Vi o excelente trabalho feito pelo Tadeu, outro marceneiro, na casa de um colega. Levei quatro bolos do Tadeu, o último a despeito de um telefonema dele, numa sexta, marcando o início do trabalho para a manhã seguinte. Manhã perdida, esperando o Godot marceneiro.
Não são apenas os marceneiros. Esse comportamento é um padrão social em muitas áreas de atividade e não uma característica exclusivamente de alguns setores ocupacionais ou de algumas pessoas. Minha experiência, e a de várias pessoas que entrevistei, mostra que ela se estende a muitos setores dos serviços e de outras ocupações, incluindo burocratas, advogados, médicos, professores, contadores, bombeiros-eletricistas e muito mais. Os compromissos não são honrados e a palavra muito menos.
A crise ética e moral não é, apenas, dos nossos políticos: é do nosso país, é de todos nós, e se revela nos dados sobre a confiança interpessoal. Somente um em cada dezoito brasileiros confia nos demais. A metade no nível uruguaio, perto de um terço do argentino. Percentualmente, para cada brasileiro que confia nos seus compatriotas, há sete americanos que confiam nos deles.
Como construir uma sociedade e uma polis onde ninguém confia em ninguém? Inglehart, em 1989, concluiu que a confiança se correlaciona positivamente com o PIB e com a democracia. Para ele, a confiança alavanca a democracia e o desenvolvimento econômico. Müller e Seligson, em 1994, defenderam a hipótese oposta: a democracia e o nível de vida explicariam a confiança. A possibilidade de endogenia é clara e é difícil saber o que causa o quê, sendo a influência recíproca uma hipótese plausível. É a minha.

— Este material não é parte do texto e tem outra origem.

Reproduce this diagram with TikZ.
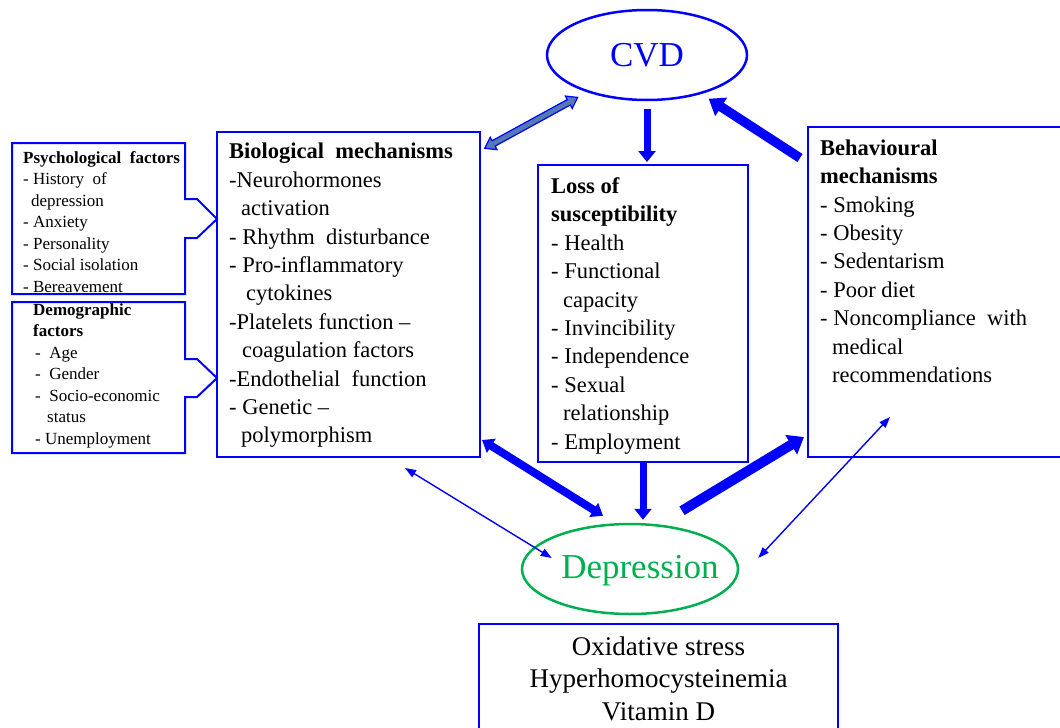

Há casos que provocam indignação. No jazigo da minha família, como em quase todos, os corpos são exumados depois de alguns anos. Comprei, há quatro anos, com minha prima, urnas funerárias para colocar os restos mortais de meu pai e de meu tio. Quinta feira minha tia foi enterrada. Os restos mortais de meus pais e de meu tio estavam em sacos plásticos pretos, como os de lixo. Das urnas, nem sinal. Como são caras, setenta reais cada, imagino que foram vendidas. O administrador estava ausente do cemitério nas vezes em que estive lá, e a simpática secretária, como de praxe, não sabia nada de nada. Em uma das minhas visitas, num feriado, o cemitério estava fechado. É proibido morrer nos feriados. Naquele outrora bucólico município da orla fluminense, o cemitério e sua igreja, no alto de um morro, simbolizavam a derradeira paz. Hoje o município é conhecido pela violência e pela corrupção que marcam a costa do petróleo. A Lei de Gerson e a bandidagem não respeitam nem os mortos.